LONDON: After election of Sadiq Khan as mayor of London, Sajid Javid – also the son of a bus driver of Pakistani origin – has been appointed as British home secretary, which is the second most important post after prime minister.
David Cameron, when he was the PM, had once said in my presence: “Sajid Javid is prime minister stuff.” And honestly, there is a little distance between the post of home secretary and that of PM. The incumbent PM, Theresa May, was home secretary before landing in 10 Downing Street.
So now Javid will be sitting in the most powerful room of the world’s fifth most powerful country. He will be the chief of home office, immigration, England and Wales’ police as well as the British Secret Service (MI5).
Around a month ago during the Leaders of Tomorrow Congress in London, the entire hall burst into laughter when before calling upon Sajid Javid to deliver his speech, I said how being son of a bus driver had become a blessing during the last polls.
Khan, the London Mayor, used this fact to connect with the common people. Then it turned out that the fathers of both Sayeeda Warsi and Javid were also bus driver. And this became a sort of trend, I had said.
Appreciating my sense of humour, Javid had also narrated the incident of his being mistaken for Khan outside the parliament house and patted him on his back for doing a ‘marvellous job’.
Son of Pakistani bus driver Sajid Javid appointed Britain’s home secretary
Moving forward with what I said, Javid said that he met a man outside the UK parliament, who greeted him with open arms and patted him on his back for doing a marvellous job.
Both Javid and Khan are famous for keeping a safe distance from Pakistanis, which is definitely a part of their portfolios.
However, in the above function which was one of the two events hosted by Pakistanis for Javid, he paid his respects to the leadership of Quaid-e-Azam, congratulated Pakistanis on Pakistan Day and expressed pride in having Pakistani roots, which, maybe, is the first expression of its kind.
“In my entire life people used to tell me what I should not do. Don’t do O levels. Why attend university? Why choose the composition on economics? How will you work in a bank? Some friends, in a very friendly manner, tried to destroy me, but I refused to stay with them,” Javid said.
At the age of 25, Javid had become the vice president of the famous American bank Chase Manhattan. He later joined Deutsche Bank and became its managing director. At the age of 30, he was already counted among the UK’s billionaires.
Javid is an old Conservative and whole-heartedly supports the Tory Party. When he was appointed as Member of Parliament from Bromsgrove in 2010, very few people knew who he was.
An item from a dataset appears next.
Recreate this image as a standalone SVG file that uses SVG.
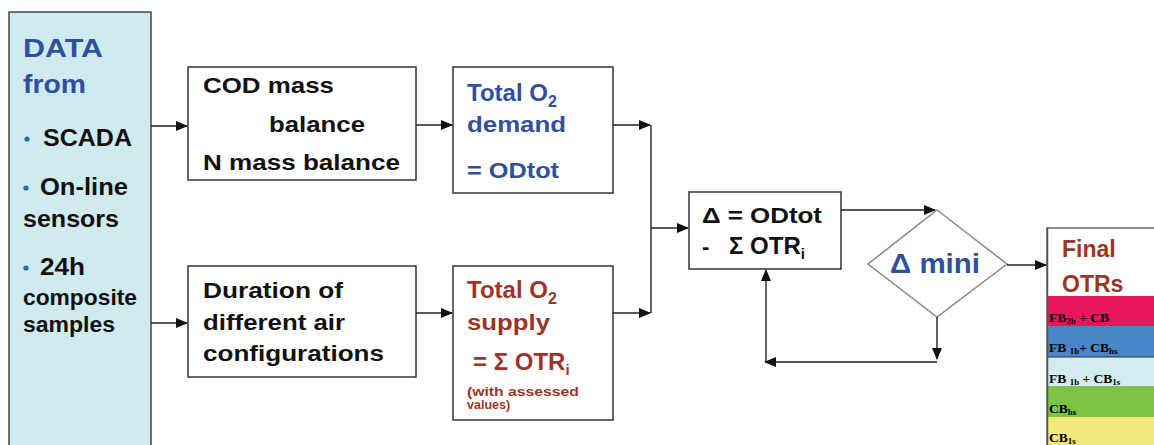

His extraordinary grip over economics drew him closer to the then prime minister Cameron and after that he became apple of the eye of the most powerful person of that time, Chancellor George Osborne.
Javid’s popularity grew so much that even the Labour Party’s high-ups and the then foreign secretary Jack Straw called him the ‘most splendid Member of Parliament’ in the past 30 years. In the next three years, everyone in the British Parliament was saying, “Follow Sajid Javid, he is the future leader.”
In those days, David Cameron predicted his premiership and made him a star overnight. For the past few years, British newspapers have been calling him as the most powerful Asian.
Today, Javid is the first non-white person to become home secretary. Not only this, he was the first man of Pakistani origin to become secretary of state in 2014. After the ministership of culture, media and sports, he was promoted to the post of business secretary.
Nonetheless, after Brexit when Cameron stepped down as British prime minister, circumstances changed and May, while demoting Javid, made him the minister for community and housing.
During this period, he was severely criticised when hundreds of people were burned to death in the Grenfell Tower fire. However, he openly took steps in the aftermath of the incident and was forgiven.
From all angles, Javid is an ideal minister. He has a miraculous grip on economics, has never been associated in any scandal and is liked by the current generation. His communication skills are extraordinary and he apparently has a great career ahead.
However while we may feel proud for Javid due to his Pakistani origin, it is also worth-asking as to when it will become possible for the son of a bus driver in Pakistan to reach the corridors of power just by dint of his hard work, competence and commitment.